Mar

18

 A thoughtful Spec asked me off-list:

How do the wise heads at the Fed know the difference between a 'good' price increase - an appropriate market response to increased demand and/or decreased supply - and a bad one, i.e., one that is a sign of 'inflation?'

The answer in polite Fed circles would be something like:

We know that energy prices are very volatile, so we're confident we can ignore shocks whose demand origins are transient, like weather. The same goes for supply shocks to food production.

Energy shocks driven by real supply disruptions like war are likely to be longer-lived and thus more prone to feed through into folks' plans and price structures. But, by watching non-energy price data, we can learn if this is just a move in relative prices or if it is feeding through to a general rise in all prices.

The former we don't care about. The latter would be a cause for concern and trigger the process of starting to plan for a credit tightening. Perhaps the most important non-energy price we watch in this regard is wages, hence our obsession with public expectations and perceptions of inflation.

The answer for Specs is:

The Fed's rhetoric and symbolism foreshadow its actions, and must be monitored to assess their forecasting bias, and hence the likely trajectory of short-term US interest rates.

The answer for cynics is:

Obviously this is all a scam. Mushrooming economic complexity plus globalization plus the spread of arbitrary government diktats, all atop a fluctuating sea of fiat currencies, make a useful calculation of purchasing power as fanciful as Ponce de León's quest for the fountain of youth.

Public media organs continue to portray the Fed as clever and well-meaning, routinely reminding us that Constitution Ave. guided the economy through the calamities of Black Monday, LTCM, 9/11, etc.

If public faith in the currency (inflation expectations) is managed well, the game can continue. The Fed, Argus-like, does monitor every conceivable indicator to see if stability is threatened.

The good inflation/bad inflation line is simply one rhetorical tool that allows the Fed wiggle room in its pronouncements as it figures out what to do and say to keep things under control.

From Alston Mabry:

From the St Louis Fed:

Monetary Policy, Judgment and Near-Rational Exuberance, by James Bullard, George W. Evans, and Seppo Honkapohja.

We study how the use of judgment or "add-factors" in macroeconomic forecasting may disturb the set of equilibrium outcomes when agents learn using recursive methods. We examine the possibility of a new phenomenon, which we call exuberance equilibria, in the New Keynesian monetary policy framework. Inclusion of judgment in forecasts can lead to self-fulfilling fluctuations in a subset of the determinacy region. We study how policymakers can minimize the risk of exuberance equilibria.

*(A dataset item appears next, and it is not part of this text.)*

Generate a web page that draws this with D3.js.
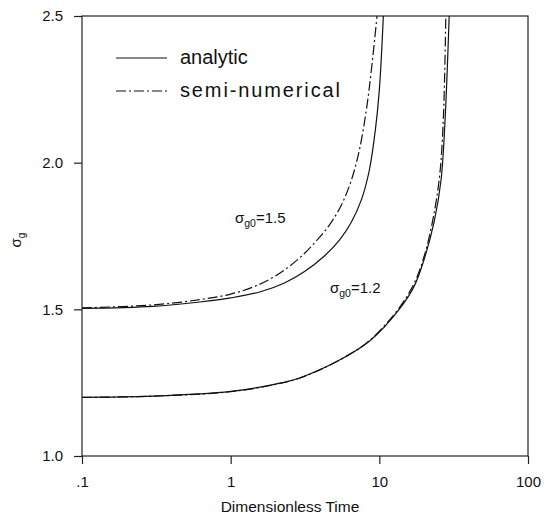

And the companion paper: A Model of Near-Rational Exuberance

We wish to think of the news or add-factor that modifies the forecast as a qualitative, unique, commonly understood economy-wide variable. An example of a judgmental adjustment is suggested by Reifschneider, et al. (1997), when they discuss the "financial headwinds" that were thought to be inhibiting U.S. economic growth in the early to mid-1990s. As they discuss, the headwinds add-factor was used to adjust forecasts over a period of many quarters. Federal Reserve Chairman Alan Greenspan communicated it to the public prominently in speeches. It was thus widely understood throughout the economy and was highly serially correlated. This is the type of variable we have in mind, although by no means would we wish to restrict attention to this particular example. Other examples might include the Y2K millennium bug, or the 9/11 terrorist attacks in the U.S., as well as a host of more minor events thought to influence economic performance. We think add-factoring is occurring continuously.